Ah, the budget. It’s interesting to see how different people handle the discussion of money when it comes to designing their marketing collateral or a new Web site, for example. Some remain tight-lipped and protect that secret budget at all costs, while others are an open book on all kinds of numbers and the type of solutions they’re looking for. I’m here to suggest that being secretive with your creative partner is not a successful approach -- and here’s why:
1. As you look for the right creative agency to partner with, honest and open communication is a must. After all, trust is what you want in a partnership, isn’t it? When was the last time you were in the market for a car and you told the salesman, I don’t want to tell you what my budget is but I’d like a good deal? How’d that work out for you? Sometimes you might not know what your budget should be, and if that’s the situation you’re in, make sure you make that clear. However, if you find yourself hiding the true budget numbers because you can’t trust the agency, then perhaps you haven’t found the right fit in a partner. A word to the wise: find a different partner.
2. Being secretive about your project budget means the creative partner will have to make assumptions when putting together a proposal for you. If you’re not forthcoming about what you’re able to spend, you might be disappointed when you review the proposal. If you’re open about your budget, you won’t have to waste time having the proposal reworked if it’s not exactly what you were thinking. Time is money -- so respect your own time and the time of those you work with by being open about the budget from the beginning.
3. A great creative partner will work with the budget you have and will look for appropriate solutions based on what’s financially possible. There are endless solutions to building a Web site, for example. From a simple text site to a large uniquely functioning site that is responsive, each type of Web site and the capability it has, comes with a different price tag. This is the main reason an agency will ask for your budget numbers -- so they can put together a custom plan that works for you.
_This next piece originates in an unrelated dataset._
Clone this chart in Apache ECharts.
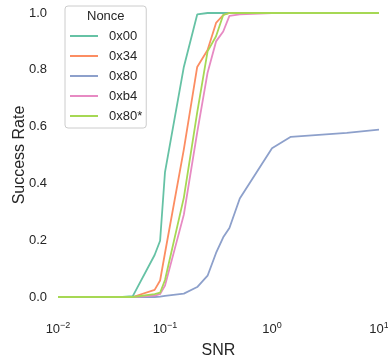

Remember, trust is built and expectations are met only after there is transparency. So be transparent when starting a project. Set expectations, identify potential issues, and always be willing to discuss the budget. Planning for a successful project does take time and you should expect to have a conversation around all of the specifics.
At the end of the day, if you’ve found a trustworthy company that treats you right and can do what you’re asking for but their proposal is still a bit high, ask yourself -- what’s the cost of doing business with a partner that’s not a good fit for you? I think you’ll agree that the best results surface when you collaborate with people you trust and admire.